When you’re putting together your Christmas gift list, I think you’ll find it easy to satisfy the wine lovers you know, be it your boss, uncle, grandmother, or neighbor. Buying someone a gift of wine as expensive as that Penfolds isn’t affordable for most people—including me. But you can provide someone a gift of wine that you love, and it doesn’t have to be that costly to provide the recipient satisfaction. That’s particularly so if it comes from one of our SLO County wineries, because they’re much more reasonably priced than a similar quality Chardonnay or Pinot Noir from Napa or Burgundy.

Here are some of the recommendations I heard about from local wine sellers who can help you please any wine connoisseur. Keep in mind that they all offer wines, wineglasses, decanters, gift certificates, and more, but they all have something to offer that’s unique to their wine shop.

The Crushed Grape in SLO is one such wine shop in a most unlikely space. They’re behind the Bed Bath & Beyond, and across the street from the Sears Automotive Repair shop. Owner Gretchen Gonyer created “the home of the original SLO Baskets” in 1986, and she’s busier than ever supplying businesses with their annual orders of wine and food baskets. She provides numerous choices, including baskets filled only with SLO County produced foods and wines. You can also get baskets without wine for food lovers of every age.

Gonyer’s assortment of wines ranges widely, from value-priced brands to small artisan wineries. A nice addition when shopping here is the deli, where you can get a great sandwich hot or cold, salads, soups, and chili. All of the specialty foods Gonyer uses in her gift baskets are available for purchase separately. Check out the candy section, and you’re sure to wrap this shopping trip up with a sweet treat for the drive home.

If you need more help in finding exactly the right wine for the wine snob you’re buying for, consider a shop that’s entirely focused on wines. We have many choices:

Central Coast Wines on Higuera has had the front window boarded up so long, owner Dianna Ritchie said she felt like she was living in a cave. But it’s ready at last, just in time for all the holiday shoppers. She has a wealth of choices: wines at every price range; gourmet foods and cheeses; micro-brews from Germany, Belgium, and California; and merchandise, including Riedel crystal stemware, tableware, backpacks, and clothing.
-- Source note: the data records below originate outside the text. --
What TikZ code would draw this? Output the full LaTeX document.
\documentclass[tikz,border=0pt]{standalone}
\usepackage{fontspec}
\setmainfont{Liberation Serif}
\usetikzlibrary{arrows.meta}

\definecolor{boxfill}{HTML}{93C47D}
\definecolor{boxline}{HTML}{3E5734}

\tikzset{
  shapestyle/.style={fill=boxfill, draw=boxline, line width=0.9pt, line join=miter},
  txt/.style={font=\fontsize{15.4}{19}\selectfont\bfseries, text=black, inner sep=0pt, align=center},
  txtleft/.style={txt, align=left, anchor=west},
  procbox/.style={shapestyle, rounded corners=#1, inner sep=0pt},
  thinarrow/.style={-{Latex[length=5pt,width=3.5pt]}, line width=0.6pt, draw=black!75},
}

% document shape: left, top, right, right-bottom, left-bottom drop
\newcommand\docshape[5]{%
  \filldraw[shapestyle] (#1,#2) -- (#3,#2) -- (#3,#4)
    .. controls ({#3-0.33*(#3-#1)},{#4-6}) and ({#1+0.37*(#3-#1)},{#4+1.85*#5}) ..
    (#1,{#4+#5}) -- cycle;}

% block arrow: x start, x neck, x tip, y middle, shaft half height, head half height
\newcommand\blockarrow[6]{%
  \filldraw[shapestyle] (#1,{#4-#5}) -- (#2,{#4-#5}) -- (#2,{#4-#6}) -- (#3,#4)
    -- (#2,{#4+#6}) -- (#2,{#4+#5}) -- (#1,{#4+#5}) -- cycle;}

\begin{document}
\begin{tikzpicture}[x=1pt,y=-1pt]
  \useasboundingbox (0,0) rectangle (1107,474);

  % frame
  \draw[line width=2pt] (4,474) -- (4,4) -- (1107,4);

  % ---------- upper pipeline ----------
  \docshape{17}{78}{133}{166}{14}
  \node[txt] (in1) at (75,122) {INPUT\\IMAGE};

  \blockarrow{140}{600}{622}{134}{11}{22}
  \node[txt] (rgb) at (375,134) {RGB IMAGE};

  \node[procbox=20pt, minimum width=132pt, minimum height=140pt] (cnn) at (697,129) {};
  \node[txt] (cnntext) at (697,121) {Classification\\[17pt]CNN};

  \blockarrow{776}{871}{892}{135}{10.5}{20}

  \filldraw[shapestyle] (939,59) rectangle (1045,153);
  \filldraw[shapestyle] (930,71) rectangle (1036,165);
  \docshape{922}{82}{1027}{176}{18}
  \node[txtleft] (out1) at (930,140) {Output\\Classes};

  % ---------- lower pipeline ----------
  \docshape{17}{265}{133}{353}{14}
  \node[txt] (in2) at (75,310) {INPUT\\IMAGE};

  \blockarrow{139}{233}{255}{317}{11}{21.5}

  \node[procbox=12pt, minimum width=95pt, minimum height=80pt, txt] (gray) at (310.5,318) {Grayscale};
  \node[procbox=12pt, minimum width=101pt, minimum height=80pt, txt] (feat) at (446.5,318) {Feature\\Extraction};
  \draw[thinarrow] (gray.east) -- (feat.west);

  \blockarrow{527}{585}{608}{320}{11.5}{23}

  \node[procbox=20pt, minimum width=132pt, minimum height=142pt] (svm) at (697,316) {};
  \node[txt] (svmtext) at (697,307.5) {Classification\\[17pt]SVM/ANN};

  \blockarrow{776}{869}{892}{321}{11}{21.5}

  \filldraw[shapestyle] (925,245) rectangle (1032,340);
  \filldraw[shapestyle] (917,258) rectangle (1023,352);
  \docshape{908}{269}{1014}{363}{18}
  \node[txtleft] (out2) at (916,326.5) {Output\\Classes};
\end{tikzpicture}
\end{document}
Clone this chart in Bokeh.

It’s a great stop on Thursday night during Farmers Market in SLO, when there’s always a local winemaker there pouring samples of his or her wines.

A bit off the track, but well worth finding is Vintage 1255 on Monterey Street. There, manager Greg Rose prides himself on an amazing selection of excellent small brands, like Linne Calodo, L’Aventure, and more. He explains his focus is on really small brands that are hard to find. And do check out the selection of gourmet cheeses that he only cuts to order. Besides presents for friends, be sure to treat yourself to the perfect pairing of cheese and a Hush Harbor baguette for the wine you take home for yourself.
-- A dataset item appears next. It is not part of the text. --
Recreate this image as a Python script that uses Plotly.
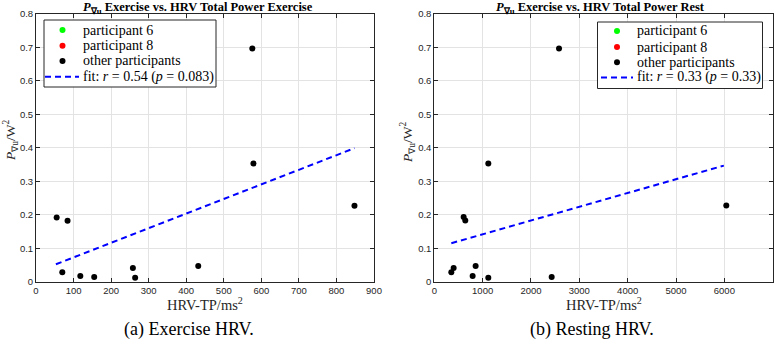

Avila Wine & Roasting Company in Avila Beach offers many local wines and more at every price range. Wine connoisseur/owner Manny Luiz searches out wines he considers perfectly balanced and stocks up on them. He proudly sells brands like Sierra Madre, Ridge, Renwood, and Jack Creek. Luiz also carries a nice range of affordable magnums (the 1.5-liter bottle holds the equivalent of two regular-sized bottles) that are perfect for serving at parties, or as gifts. The small shop features art by his cousin Colleen Gnos, whose oil paintings, prints, and postcards feature mermaid-, beach-, and wave-themed original art.

In Templeton, 15 Degrees C has a great collection of local and imported wines. I love discovering special Rieslings from Germany or Alsace. Owner Ali Rush Carscaden, a certified sommelier, created a popular line of “15c gift bundles” that might include wine and cheese, or beer and cheese. Or you might consider the gift of a certificate for her “wine university” classes for any wine lover. The series of classes costs $350, making it something a parent might buy for a son or daughter who’s an aspiring winemaker. Each class features tastings of around 10 wines with handouts and presentations.

In my Pismo Beach neighborhood, visit Tastes of the Valleys Pismo Beach. Owners Ash and Lissa Mehta offer an extraordinary range of gems from all over the Central Coast, then they throw in a few from Oregon, Sonoma, and Napa Valley wineries. They’re offering a new line of wine stoppers that are really beautiful, made from grapevines that are bonded and polished ($39.95 each). But it’s mostly about the wines, and they boast the offering of 500 wines by the glass daily—that’s hard to find anywhere.

I hope that when you find that special wine you want to give to a good friend or beloved relative, you’ll buy another as the perfect gift for yourself. You deserve it for your generosity.